* **EXERCISE**
Set down the data below from its first line to the line holding "var chart = echarts.init(document.getElementById('chart'))", inclusive; omit all pictures.

^^^^

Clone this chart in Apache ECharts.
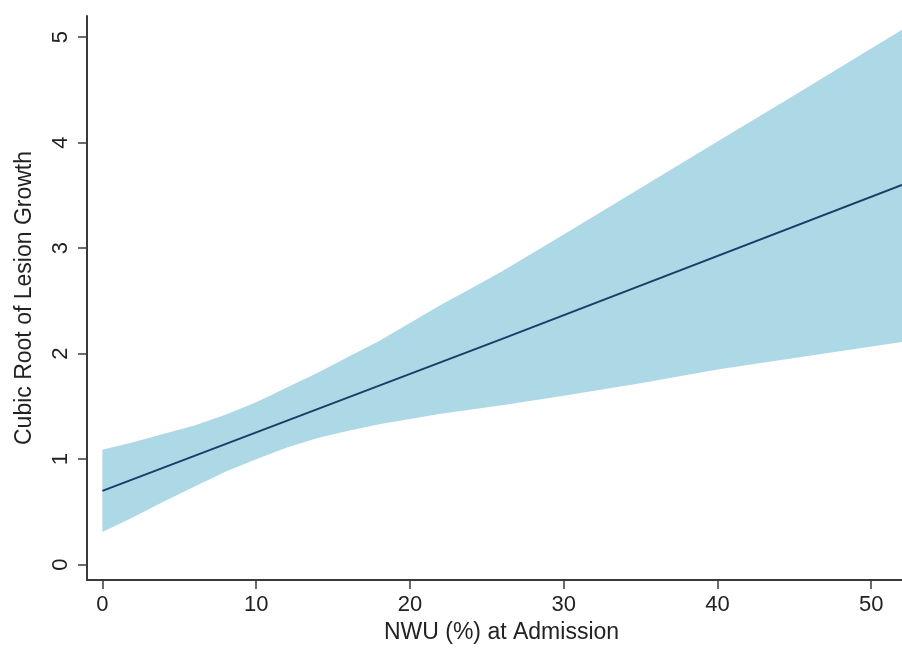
<!DOCTYPE html>
<html>
<head>
<meta charset="utf-8">
<style>
  html, body { margin: 0; padding: 0; background: #fff; }
  #chart { width: 902px; height: 654px; }
</style>
<script src="https://cdn.jsdelivr.net/npm/echarts@6/dist/echarts.min.js"></script>
</head>
<body>
<div id="chart"></div>
<script>
// fitted line
var lineX = [0, 26, 52]
var lineY = [0.70, 2.14, 3.60]

// confidence band
var ciX = [0, 2, 4, 6, 8, 10, 12, 14, 16, 18, 20, 22, 24, 26, 30, 35, 40, 45, 52]
var ciUpper = [1.09, 1.16, 1.24, 1.32, 1.42, 1.54, 1.68, 1.82, 1.97, 2.12, 2.29, 2.46, 2.62, 2.78, 3.13, 3.57, 4.01, 4.45, 5.07]
var ciLower = [0.31, 0.45, 0.60, 0.74, 0.88, 1.00, 1.11, 1.20, 1.27, 1.33, 1.38, 1.43, 1.47, 1.51, 1.60, 1.72, 1.85, 1.96, 2.11]

// tick labels
var xTicks = [0, 10, 20, 30, 40, 50]
var yTicks = [0, 1, 2, 3, 4, 5]

var font = '"Liberation Sans", Arial, Helvetica, sans-serif'
var axisColor = '#3a3a3a'

var chart = echarts.init(document.getElementById('chart'))

chart.setOption({
  animation: false,
  backgroundColor: '#fff',
  grid: {
    left: 87,
    right: 0,
    top: 16,
    bottom: 74
  },
  xAxis: {
    type: 'value',
    min: -1,
    max: 52,
    name: 'NWU (%) at Admission',
    nameLocation: 'middle',
    nameGap: 40,
    nameTextStyle: {
      fontFamily: font,
      fontSize: 23,
      color: '#222',
      padding: [0, 0, 0, 14]
    },
    axisLine: { onZero: false, lineStyle: { color: axisColor, width: 2 } },
    axisTick: {
      customValues: xTicks,
      length: 9,
      lineStyle: { color: axisColor, width: 1.5 }
    },
    axisLabel: {
      customValues: xTicks,
      margin: 14,
      fontFamily: font,
      fontSize: 22,
      color: '#222'
    },
    splitLine: { show: false }
  },
  yAxis: {
    type: 'value',
    min: -0.145,
    max: 5.2,
    name: 'Cubic Root of Lesion Growth',
    nameLocation: 'middle',
    nameRotate: 90,
    nameGap: 51,
    nameTextStyle: {
      fontFamily: font,
      fontSize: 23,
      color: '#222'
    },
    axisLine: { onZero: false, lineStyle: { color: axisColor, width: 2 } },
    axisTick: {
      customValues: yTicks,
      length: 9,
      lineStyle: { color: axisColor, width: 1.5 }
    },
    axisLabel: {
      customValues: yTicks,
      rotate: 90,
      margin: 15,
      fontFamily: font,
      fontSize: 22,
      color: '#222'
    },
    splitLine: { show: false }
  },
  series: [
    {
      type: 'custom',
      name: 'CI',
      data: [[0, 0]],
      z: 1,
      renderItem: function(params, api) {
        var pts = []
        for (var i = 0; i < ciX.length; i++) {
          pts.push(api.coord([ciX[i], ciUpper[i]]))
        }
        for (var j = ciX.length - 1; j >= 0; j--) {
          pts.push(api.coord([ciX[j], ciLower[j]]))
        }
        return {
          type: 'polygon',
          shape: { points: pts },
          style: { fill: '#add8e6', stroke: null }
        }
      }
    },
    {
      type: 'line',
      name: 'fit',
      z: 3,
      showSymbol: false,
      data: lineX.map(function(x, i) { return [x, lineY[i]] }),
      lineStyle: { color: '#1a3d66', width: 2 }
    }
  ]
})
</script>
</body>
</html>
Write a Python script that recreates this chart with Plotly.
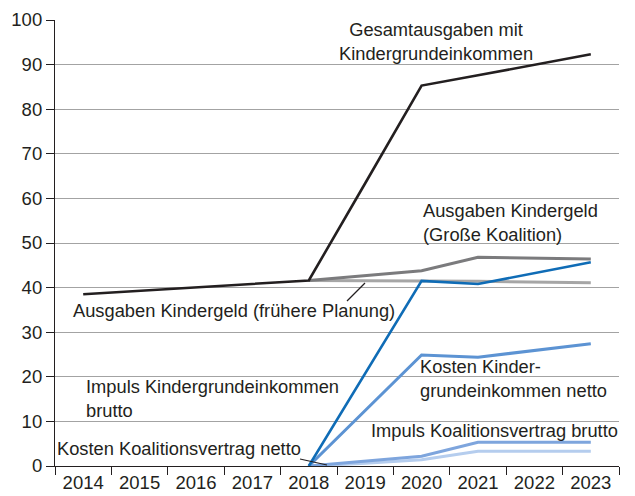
import plotly.graph_objects as go

years = ["2014", "2015", "2016", "2017", "2018", "2019", "2020", "2021", "2022", "2023"]

# Spending series in billion euros
gesamt = [38.5, 39.3, 40.1, 40.8, 41.6, 63.4, 85.3, 87.6, 90.0, 92.3]
kindergeld_groko = [None, None, None, None, 41.6, 42.7, 43.8, 46.8, 46.6, 46.4]
kindergeld_frueher = [None, None, None, None, 41.6, 41.6, 41.5, 41.4, 41.2, 41.1]
impuls_kge_brutto = [None, None, None, None, 0.0, 20.7, 41.5, 40.8, 43.2, 45.7]
kosten_kge_netto = [None, None, None, None, 0.0, 12.5, 24.9, 24.4, 25.9, 27.4]
impuls_kv_brutto = [None, None, None, None, 0.0, 1.1, 2.2, 5.3, 5.3, 5.3]
kosten_kv_netto = [None, None, None, None, 0.0, 0.6, 1.4, 3.3, 3.3, 3.3]

y_ticks = [0, 10, 20, 30, 40, 50, 60, 70, 80, 90, 100]

TEXT = "#231f20"
FONT = "Liberation Sans, Arial, Helvetica, sans-serif"
LABEL_SIZE = 18.3
TICK_SIZE = 18.5

W, H = 635, 496
L, R, T, B = 55, 16, 20, 30
PW, PH = W - L - R, H - T - B


def px(x):
    return (x - L) / PW


def py(y):
    return (H - B - y) / PH


fig = go.Figure()

series = [
    (kindergeld_frueher, "#a6a6a6", 3),
    (kindergeld_groko, "#7b7b7d", 3),
    (kosten_kv_netto, "#b5cdee", 3),
    (impuls_kv_brutto, "#7ea5dd", 3),
    (kosten_kge_netto, "#5c93d3", 3),
    (impuls_kge_brutto, "#0f6cb6", 2.6),
    (gesamt, TEXT, 2.6),
]
for vals, color, width in series:
    fig.add_trace(go.Scatter(
        x=years, y=vals, mode="lines",
        line=dict(color=color, width=width),
        hoverinfo="skip", showlegend=False,
    ))

labels = [
    ("Gesamtausgaben mit<br>Kindergrundeinkommen", 436, 41, "center"),
    ("Ausgaben Kindergeld<br>(Große Koalition)", 421, 222, "left"),
    ("Ausgaben Kindergeld (frühere Planung)", 71, 310, "left"),
    ("Impuls Kindergrundeinkommen<br>brutto", 84, 398, "left"),
    ("Kosten Kinder-<br>grundeinkommen netto", 418, 378, "left"),
    ("Impuls Koalitionsvertrag brutto", 369, 430, "left"),
    ("Kosten Koalitionsvertrag netto", 55, 448, "left"),
]
for text, x, y, align in labels:
    fig.add_annotation(
        text=text, x=px(x), y=py(y), xref="paper", yref="paper",
        xanchor=align, yanchor="middle", align=align, showarrow=False,
        font=dict(family=FONT, size=LABEL_SIZE, color=TEXT),
    )

# leader lines from labels to their curves
for x0, y0, x1, y1 in [(347, 301, 365, 283), (300, 459, 327, 465)]:
    fig.add_shape(type="line", xref="paper", yref="paper",
                  x0=px(x0), y0=py(y0), x1=px(x1), y1=py(y1),
                  line=dict(color=TEXT, width=1.2))

fig.update_xaxes(
    type="category", tickson="boundaries", ticks="outside", ticklen=8,
    tickcolor=TEXT, showline=True, linecolor=TEXT, linewidth=1.2,
    showgrid=False, range=[-0.5, 9.5], automargin=False,
    tickfont=dict(family=FONT, size=TICK_SIZE, color=TEXT),
)
fig.update_yaxes(
    range=[0, 100], tickvals=y_ticks, ticks="outside", ticklen=8,
    tickcolor=TEXT, showline=True, linecolor=TEXT, linewidth=1.2,
    showgrid=True, gridcolor="#a3a3a3", gridwidth=1, zeroline=False,
    automargin=False,
    tickfont=dict(family=FONT, size=TICK_SIZE, color=TEXT),
)

fig.update_layout(
    width=W, height=H,
    margin=dict(l=L, r=R, t=T, b=B),
    paper_bgcolor="white", plot_bgcolor="white",
    showlegend=False,
)

fig.write_html("out.html")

^^^^

* **FINAL RESULT**
Clone this chart in Apache ECharts.
<!DOCTYPE html>
<html>
<head>
<meta charset="utf-8">
<style>
  html, body { margin: 0; padding: 0; background: #fff; }
  #chart { width: 902px; height: 654px; }
</style>
<script src="https://cdn.jsdelivr.net/npm/echarts@6/dist/echarts.min.js"></script>
</head>
<body>
<div id="chart"></div>
<script>
// fitted line
var lineX = [0, 26, 52]
var lineY = [0.70, 2.14, 3.60]

// confidence band
var ciX = [0, 2, 4, 6, 8, 10, 12, 14, 16, 18, 20, 22, 24, 26, 30, 35, 40, 45, 52]
var ciUpper = [1.09, 1.16, 1.24, 1.32, 1.42, 1.54, 1.68, 1.82, 1.97, 2.12, 2.29, 2.46, 2.62, 2.78, 3.13, 3.57, 4.01, 4.45, 5.07]
var ciLower = [0.31, 0.45, 0.60, 0.74, 0.88, 1.00, 1.11, 1.20, 1.27, 1.33, 1.38, 1.43, 1.47, 1.51, 1.60, 1.72, 1.85, 1.96, 2.11]

// tick labels
var xTicks = [0, 10, 20, 30, 40, 50]
var yTicks = [0, 1, 2, 3, 4, 5]

var font = '"Liberation Sans", Arial, Helvetica, sans-serif'
var axisColor = '#3a3a3a'

var chart = echarts.init(document.getElementById('chart'))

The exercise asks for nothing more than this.